Work required: Exclude the pictures and reproduce the remaining data exactly as written.
## Begin Dataset extract
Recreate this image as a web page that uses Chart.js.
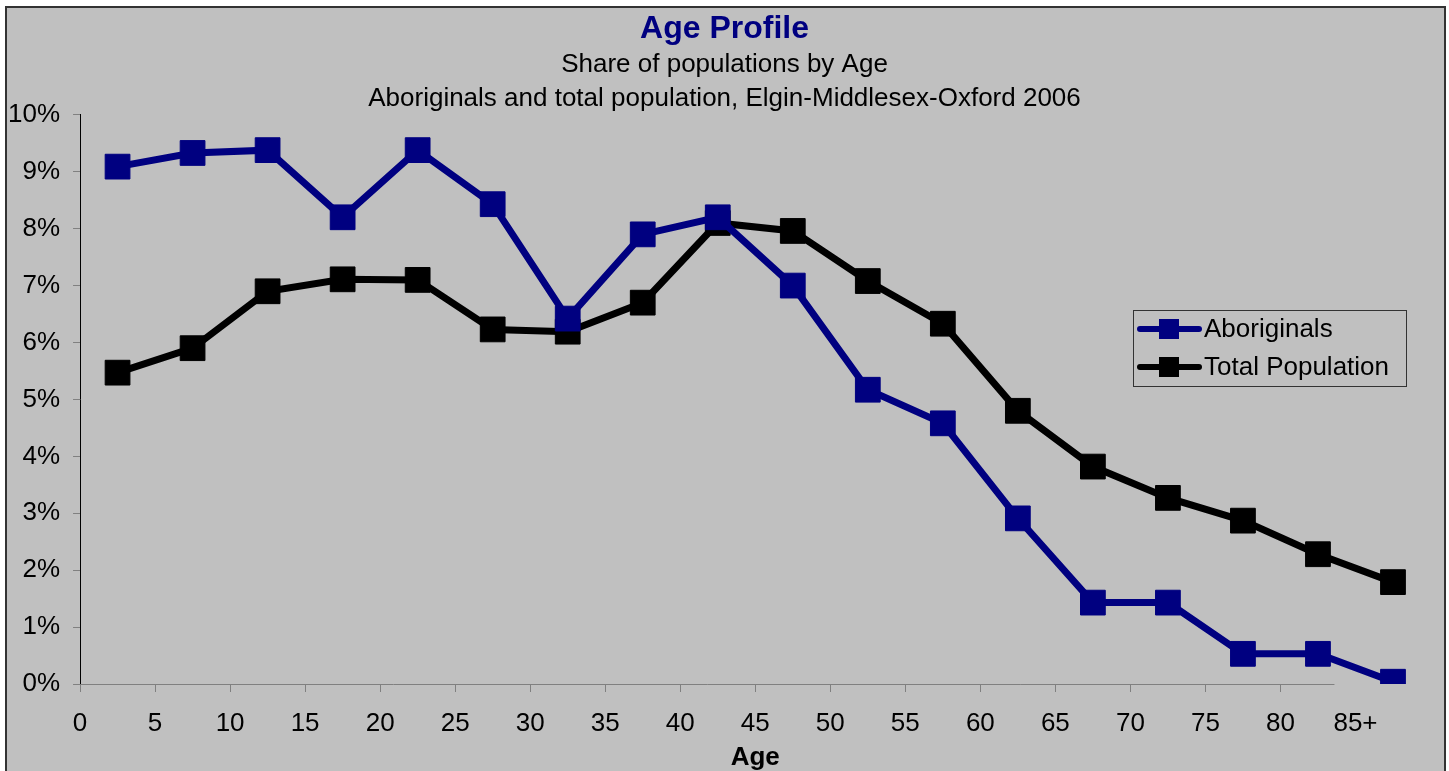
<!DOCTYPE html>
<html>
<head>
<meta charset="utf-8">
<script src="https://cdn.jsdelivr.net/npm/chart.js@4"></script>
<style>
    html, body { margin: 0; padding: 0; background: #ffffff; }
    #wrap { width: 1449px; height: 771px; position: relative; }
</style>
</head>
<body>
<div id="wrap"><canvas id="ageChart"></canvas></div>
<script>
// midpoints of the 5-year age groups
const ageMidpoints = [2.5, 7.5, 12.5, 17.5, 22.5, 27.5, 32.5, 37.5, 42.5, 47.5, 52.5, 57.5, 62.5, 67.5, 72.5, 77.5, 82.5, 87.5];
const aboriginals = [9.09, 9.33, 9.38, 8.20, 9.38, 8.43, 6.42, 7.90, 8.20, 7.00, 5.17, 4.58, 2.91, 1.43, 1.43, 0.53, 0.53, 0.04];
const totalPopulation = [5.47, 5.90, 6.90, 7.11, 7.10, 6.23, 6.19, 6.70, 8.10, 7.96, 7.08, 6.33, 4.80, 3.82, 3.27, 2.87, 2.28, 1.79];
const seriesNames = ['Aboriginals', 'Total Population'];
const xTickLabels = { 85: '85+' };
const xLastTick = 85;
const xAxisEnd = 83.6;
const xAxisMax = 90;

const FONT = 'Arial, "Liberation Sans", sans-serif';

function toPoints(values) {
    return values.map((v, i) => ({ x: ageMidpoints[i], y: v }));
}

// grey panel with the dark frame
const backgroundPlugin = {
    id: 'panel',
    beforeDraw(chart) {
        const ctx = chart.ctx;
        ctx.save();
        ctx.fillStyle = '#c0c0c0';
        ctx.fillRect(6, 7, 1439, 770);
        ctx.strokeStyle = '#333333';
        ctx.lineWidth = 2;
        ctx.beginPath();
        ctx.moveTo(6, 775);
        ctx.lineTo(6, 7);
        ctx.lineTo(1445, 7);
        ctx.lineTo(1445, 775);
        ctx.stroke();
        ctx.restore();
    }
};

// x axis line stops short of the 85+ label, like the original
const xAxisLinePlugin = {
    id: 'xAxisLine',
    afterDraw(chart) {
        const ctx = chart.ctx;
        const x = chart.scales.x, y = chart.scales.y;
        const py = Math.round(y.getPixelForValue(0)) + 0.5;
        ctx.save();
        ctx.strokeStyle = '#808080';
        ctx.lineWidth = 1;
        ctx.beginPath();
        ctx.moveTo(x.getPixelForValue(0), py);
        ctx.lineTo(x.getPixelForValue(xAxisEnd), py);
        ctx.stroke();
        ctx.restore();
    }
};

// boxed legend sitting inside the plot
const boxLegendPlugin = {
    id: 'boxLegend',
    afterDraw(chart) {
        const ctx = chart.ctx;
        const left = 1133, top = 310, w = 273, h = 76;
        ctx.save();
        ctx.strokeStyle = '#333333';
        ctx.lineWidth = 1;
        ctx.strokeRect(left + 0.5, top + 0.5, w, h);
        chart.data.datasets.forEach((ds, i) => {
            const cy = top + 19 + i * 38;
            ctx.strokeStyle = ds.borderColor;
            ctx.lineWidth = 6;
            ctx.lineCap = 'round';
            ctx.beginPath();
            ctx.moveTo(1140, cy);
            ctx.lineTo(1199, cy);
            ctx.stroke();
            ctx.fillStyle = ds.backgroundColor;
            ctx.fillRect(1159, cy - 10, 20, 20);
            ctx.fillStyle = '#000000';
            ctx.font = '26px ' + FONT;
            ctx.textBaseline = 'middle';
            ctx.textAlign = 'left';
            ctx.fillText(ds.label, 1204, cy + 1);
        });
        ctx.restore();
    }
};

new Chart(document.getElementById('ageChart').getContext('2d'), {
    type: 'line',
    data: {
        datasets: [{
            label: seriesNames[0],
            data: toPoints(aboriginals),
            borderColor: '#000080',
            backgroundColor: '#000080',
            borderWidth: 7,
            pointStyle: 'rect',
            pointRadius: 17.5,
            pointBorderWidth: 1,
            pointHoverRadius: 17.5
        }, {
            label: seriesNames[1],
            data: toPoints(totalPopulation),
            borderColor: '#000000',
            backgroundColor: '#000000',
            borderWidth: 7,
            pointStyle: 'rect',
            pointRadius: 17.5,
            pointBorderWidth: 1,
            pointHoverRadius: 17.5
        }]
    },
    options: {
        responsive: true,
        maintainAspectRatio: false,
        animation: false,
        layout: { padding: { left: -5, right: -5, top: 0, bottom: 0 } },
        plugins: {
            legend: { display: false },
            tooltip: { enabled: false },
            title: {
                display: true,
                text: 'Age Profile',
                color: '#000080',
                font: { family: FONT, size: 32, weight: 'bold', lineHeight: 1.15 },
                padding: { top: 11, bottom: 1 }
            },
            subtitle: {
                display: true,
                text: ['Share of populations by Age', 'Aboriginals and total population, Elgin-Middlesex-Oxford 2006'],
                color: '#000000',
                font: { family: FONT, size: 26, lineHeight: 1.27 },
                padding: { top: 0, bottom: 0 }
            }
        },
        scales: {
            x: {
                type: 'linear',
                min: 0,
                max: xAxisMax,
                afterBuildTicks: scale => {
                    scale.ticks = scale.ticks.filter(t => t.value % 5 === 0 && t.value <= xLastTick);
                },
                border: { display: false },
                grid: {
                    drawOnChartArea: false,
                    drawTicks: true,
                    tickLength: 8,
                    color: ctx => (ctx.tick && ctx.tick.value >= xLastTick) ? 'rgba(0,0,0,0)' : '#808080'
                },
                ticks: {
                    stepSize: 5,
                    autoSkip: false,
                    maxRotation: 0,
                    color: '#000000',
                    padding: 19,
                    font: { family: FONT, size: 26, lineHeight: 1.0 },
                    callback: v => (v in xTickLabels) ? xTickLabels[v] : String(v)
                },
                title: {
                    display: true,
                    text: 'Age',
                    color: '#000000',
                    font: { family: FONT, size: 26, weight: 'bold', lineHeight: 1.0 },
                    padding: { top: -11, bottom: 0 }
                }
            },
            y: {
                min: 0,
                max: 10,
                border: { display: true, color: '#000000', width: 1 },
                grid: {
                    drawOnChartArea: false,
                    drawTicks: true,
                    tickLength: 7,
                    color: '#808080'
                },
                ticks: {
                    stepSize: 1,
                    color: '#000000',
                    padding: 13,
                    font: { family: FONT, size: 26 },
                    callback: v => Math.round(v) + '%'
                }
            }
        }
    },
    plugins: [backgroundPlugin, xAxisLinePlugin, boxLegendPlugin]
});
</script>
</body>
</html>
## End Dataset extract
Exercise result:
Recreate this image as a web page that uses Chart.js.
<!DOCTYPE html>
<html>
<head>
<meta charset="utf-8">
<script src="https://cdn.jsdelivr.net/npm/chart.js@4"></script>
<style>
    html, body { margin: 0; padding: 0; background: #ffffff; }
    #wrap { width: 1449px; height: 771px; position: relative; }
</style>
</head>
<body>
<div id="wrap"><canvas id="ageChart"></canvas></div>
<script>
// midpoints of the 5-year age groups
const ageMidpoints = [2.5, 7.5, 12.5, 17.5, 22.5, 27.5, 32.5, 37.5, 42.5, 47.5, 52.5, 57.5, 62.5, 67.5, 72.5, 77.5, 82.5, 87.5];
const aboriginals = [9.09, 9.33, 9.38, 8.20, 9.38, 8.43, 6.42, 7.90, 8.20, 7.00, 5.17, 4.58, 2.91, 1.43, 1.43, 0.53, 0.53, 0.04];
const totalPopulation = [5.47, 5.90, 6.90, 7.11, 7.10, 6.23, 6.19, 6.70, 8.10, 7.96, 7.08, 6.33, 4.80, 3.82, 3.27, 2.87, 2.28, 1.79];
const seriesNames = ['Aboriginals', 'Total Population'];
const xTickLabels = { 85: '85+' };
const xLastTick = 85;
const xAxisEnd = 83.6;
const xAxisMax = 90;

const FONT = 'Arial, "Liberation Sans", sans-serif';

function toPoints(values) {
    return values.map((v, i) => ({ x: ageMidpoints[i], y: v }));
}

// grey panel with the dark frame
const backgroundPlugin = {
    id: 'panel',
    beforeDraw(chart) {
        const ctx = chart.ctx;
        ctx.save();
        ctx.fillStyle = '#c0c0c0';
        ctx.fillRect(6, 7, 1439, 770);
        ctx.strokeStyle = '#333333';
        ctx.lineWidth = 2;
        ctx.beginPath();
        ctx.moveTo(6, 775);
        ctx.lineTo(6, 7);
        ctx.lineTo(1445, 7);
        ctx.lineTo(1445, 775);
        ctx.stroke();
        ctx.restore();
    }
};

// x axis line stops short of the 85+ label, like the original
const xAxisLinePlugin = {
    id: 'xAxisLine',
    afterDraw(chart) {
        const ctx = chart.ctx;
        const x = chart.scales.x, y = chart.scales.y;
        const py = Math.round(y.getPixelForValue(0)) + 0.5;
        ctx.save();
        ctx.strokeStyle = '#808080';
        ctx.lineWidth = 1;
        ctx.beginPath();
        ctx.moveTo(x.getPixelForValue(0), py);
        ctx.lineTo(x.getPixelForValue(xAxisEnd), py);
        ctx.stroke();
        ctx.restore();
    }
};

// boxed legend sitting inside the plot
const boxLegendPlugin = {
    id: 'boxLegend',
    afterDraw(chart) {
        const ctx = chart.ctx;
        const left = 1133, top = 310, w = 273, h = 76;
        ctx.save();
        ctx.strokeStyle = '#333333';
        ctx.lineWidth = 1;
        ctx.strokeRect(left + 0.5, top + 0.5, w, h);
        chart.data.datasets.forEach((ds, i) => {
            const cy = top + 19 + i * 38;
            ctx.strokeStyle = ds.borderColor;
            ctx.lineWidth = 6;
            ctx.lineCap = 'round';
            ctx.beginPath();
            ctx.moveTo(1140, cy);
            ctx.lineTo(1199, cy);
            ctx.stroke();
            ctx.fillStyle = ds.backgroundColor;
            ctx.fillRect(1159, cy - 10, 20, 20);
            ctx.fillStyle = '#000000';
            ctx.font = '26px ' + FONT;
            ctx.textBaseline = 'middle';
            ctx.textAlign = 'left';
            ctx.fillText(ds.label, 1204, cy + 1);
        });
        ctx.restore();
    }
};

new Chart(document.getElementById('ageChart').getContext('2d'), {
    type: 'line',
    data: {
        datasets: [{
            label: seriesNames[0],
            data: toPoints(aboriginals),
            borderColor: '#000080',
            backgroundColor: '#000080',
            borderWidth: 7,
            pointStyle: 'rect',
            pointRadius: 17.5,
            pointBorderWidth: 1,
            pointHoverRadius: 17.5
        }, {
            label: seriesNames[1],
            data: toPoints(totalPopulation),
            borderColor: '#000000',
            backgroundColor: '#000000',
            borderWidth: 7,
            pointStyle: 'rect',
            pointRadius: 17.5,
            pointBorderWidth: 1,
            pointHoverRadius: 17.5
        }]
    },
    options: {
        responsive: true,
        maintainAspectRatio: false,
        animation: false,
        layout: { padding: { left: -5, right: -5, top: 0, bottom: 0 } },
        plugins: {
            legend: { display: false },
            tooltip: { enabled: false },
            title: {
                display: true,
                text: 'Age Profile',
                color: '#000080',
                font: { family: FONT, size: 32, weight: 'bold', lineHeight: 1.15 },
                padding: { top: 11, bottom: 1 }
            },
            subtitle: {
                display: true,
                text: ['Share of populations by Age', 'Aboriginals and total population, Elgin-Middlesex-Oxford 2006'],
                color: '#000000',
                font: { family: FONT, size: 26, lineHeight: 1.27 },
                padding: { top: 0, bottom: 0 }
            }
        },
        scales: {
            x: {
                type: 'linear',
                min: 0,
                max: xAxisMax,
                afterBuildTicks: scale => {
                    scale.ticks = scale.ticks.filter(t => t.value % 5 === 0 && t.value <= xLastTick);
                },
                border: { display: false },
                grid: {
                    drawOnChartArea: false,
                    drawTicks: true,
                    tickLength: 8,
                    color: ctx => (ctx.tick && ctx.tick.value >= xLastTick) ? 'rgba(0,0,0,0)' : '#808080'
                },
                ticks: {
                    stepSize: 5,
                    autoSkip: false,
                    maxRotation: 0,
                    color: '#000000',
                    padding: 19,
                    font: { family: FONT, size: 26, lineHeight: 1.0 },
                    callback: v => (v in xTickLabels) ? xTickLabels[v] : String(v)
                },
                title: {
                    display: true,
                    text: 'Age',
                    color: '#000000',
                    font: { family: FONT, size: 26, weight: 'bold', lineHeight: 1.0 },
                    padding: { top: -11, bottom: 0 }
                }
            },
            y: {
                min: 0,
                max: 10,
                border: { display: true, color: '#000000', width: 1 },
                grid: {
                    drawOnChartArea: false,
                    drawTicks: true,
                    tickLength: 7,
                    color: '#808080'
                },
                ticks: {
                    stepSize: 1,
                    color: '#000000',
                    padding: 13,
                    font: { family: FONT, size: 26 },
                    callback: v => Math.round(v) + '%'
                }
            }
        }
    },
    plugins: [backgroundPlugin, xAxisLinePlugin, boxLegendPlugin]
});
</script>
</body>
</html>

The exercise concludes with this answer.